Casey Pachall returned to school Monday a little more than three months after being arrested on DWI charges. The senior quarterback, who spent time in a substance abuse rehab facility and a subsequent outpatient program, is back.
Good for him. Good for TCU. Good for college football.
And none of the above has anything to do with winning football games.
It’s rare today that a college or pro athlete is truly held accountable for their mistakes.
There’s plenty of slap-on-the-wrist one-game suspension punishments, the kind that make a point to the outside world that a team or university “cares,” that a player in trouble with the law or class pays for their actions.
Then there’s what Pachall was put through.
After just one arrest, Pachall was suspended from the team indefinitely. When he withdrew from the university in October, there was a possibility of never overcoming himself and coming back. A path to his return was in place, but there were no guarantees.
Pachall was placed in a position where he had to fight for what he lost.
And he did.
He went through the rehab, went through the counseling, went through the weekends without football. On Saturdays, Pachall either watched his teammates on TV or not at all.
He earned his way back.
In some sense, he played the game the right way.
Still, on the field, he hasn’t yet reached the light.
To begin with, he’s out of a job, for now at least.
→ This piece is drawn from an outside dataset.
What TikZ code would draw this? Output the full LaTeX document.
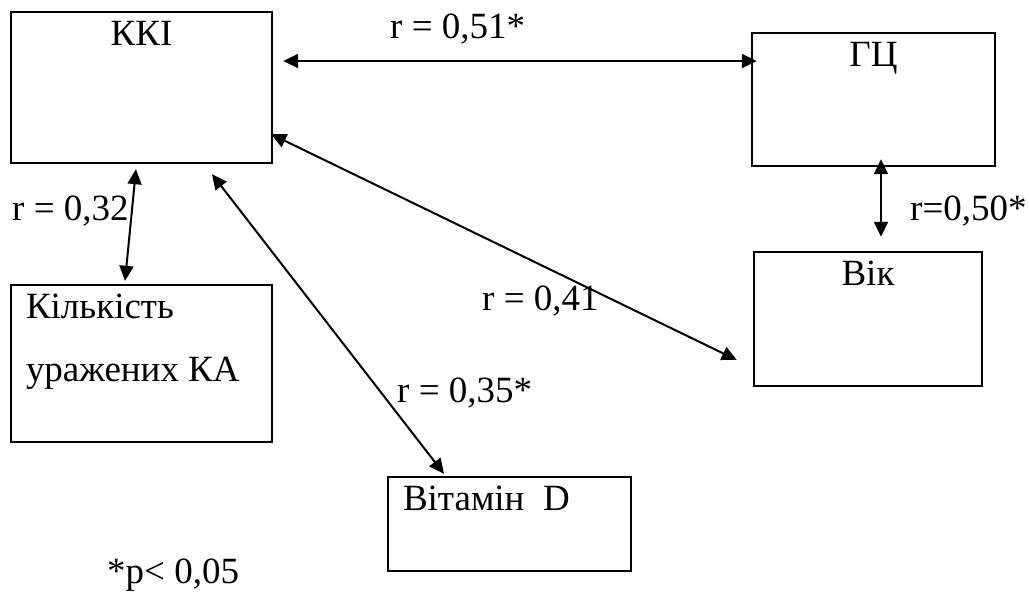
\documentclass[tikz,border=0pt]{standalone}
\usepackage{fontspec}
\setmainfont{Liberation Serif}
\usetikzlibrary{positioning, arrows.meta}

\begin{document}
\begin{tikzpicture}[
    x=1pt, y=-1pt,
    every node/.style={font=\fontsize{37}{44}\selectfont},
    box/.style={draw, line width=2.4pt, inner sep=0pt},
    title/.style={anchor=base, inner sep=0pt},
    lbl/.style={anchor=base west, inner sep=0pt},
    arrow/.style={{Triangle[length=15pt,width=14pt]}-{Triangle[length=15pt,width=14pt]}, line width=2pt}
]
\useasboundingbox (0,0) rectangle (1029,592);

\node[box, minimum width=261pt, minimum height=151pt] (kki) at (141.5,87.5) {};
\node[box, minimum width=243pt, minimum height=133pt] (gc) at (873.5,99.5) {};
\node[box, minimum width=228pt, minimum height=134pt] (vik) at (868,319) {};
\node[box, minimum width=261pt, minimum height=157pt] (kil) at (141.5,363.5) {};
\node[box, minimum width=243pt, minimum height=94pt] (vit) at (509.5,524) {};

\node[title] (kkit) at ([yshift=-35pt]kki.north) {ККІ};
\node[title] (gct) at ([yshift=-35pt]gc.north) {ГЦ};
\node[title] (vikt) at ([yshift=-35pt]vik.north) {Вік};
\node[lbl] (kilt1) at ([shift={(16pt,-35pt)}]kil.north west) {Кількість};
\node[lbl] (kilt2) at ([shift={(16pt,-98pt)}]kil.north west) {уражених КА};
\node[lbl] (vitt) at ([shift={(16pt,-35pt)}]vit.north west) {Вітамін~~D};

\draw[arrow] ([shift={(10pt,26.5pt)}]kki.east) -- ([shift={(6pt,38.5pt)}]gc.west);
\draw[arrow] ([shift={(7.5pt,8pt)}]gc.south) -- ([shift={(13pt,14pt)}]vik.north);
\draw[arrow] ([shift={(-2pt,30pt)}]kki.south east) -- ([shift={(-16pt,-41pt)}]vik.west);
\draw[arrow] ([shift={(-5.5pt,-5pt)}]kki.south) -- ([shift={(-16.5pt,3pt)}]kil.north);
\draw[arrow] ([shift={(70.5pt,-10pt)}]kki.south) -- ([shift={(-65.5pt,2pt)}]vit.north);

\node[lbl] (r51) at (390,38) {r = 0,51*};
\node[lbl] (r32) at (12,220) {r = 0,32};
\node[lbl] (r50) at (910,220) {r=0,50*};
\node[lbl] (r41) at (482,310) {r = 0,41};
\node[lbl] (r35) at (397,402) {r = 0,35*};
\node[lbl] (note) at (107,583) {*p< 0,05};

\end{tikzpicture}
\end{document}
He’ll have to compete with Trevone Boykin and possibly Tyler Matthews – those two simply won’t concede the starting position.
There will be the doubters, too — those who will gauge his comeback by wins and yards and touchdowns. They’ll focus on the tangibles.
But with Pachall, it’s never been solely about wins or losses, successes or failures. The aura around him goes deeper than that.
Last season, in road games against teams like Baylor and Boise State, he wowed fans, but it rarely had little to do with the end results or the process he took to get there.
It was the way he played the game that did it, the imperfections and perfections bundled into one, the good throws and bad throws, the flair and the guts, the humble breed of flashiness.
He wasn’t always perfect, and his play wasn’t always flawless.
But he played the game the right way.
These past three months, the process might not have always been pretty. Surely it wasn’t an entirely smooth ride. Surely it didn’t always look good. The next few months probably won’t be perfect either.
He’ll be a little rusty, a little out of form, a little out of shape.
He’ll still be a quarterback with flaws, same as he’ll be a person with flaws.
But flaws don’t define character. They don’t change who you are. They don’t change the way you play the game.
You can’t alter something like that.
And it’ll be hard to convince me otherwise: on the field and in life, Pachall has played the game the right way, imperfections and perfections bundled into one.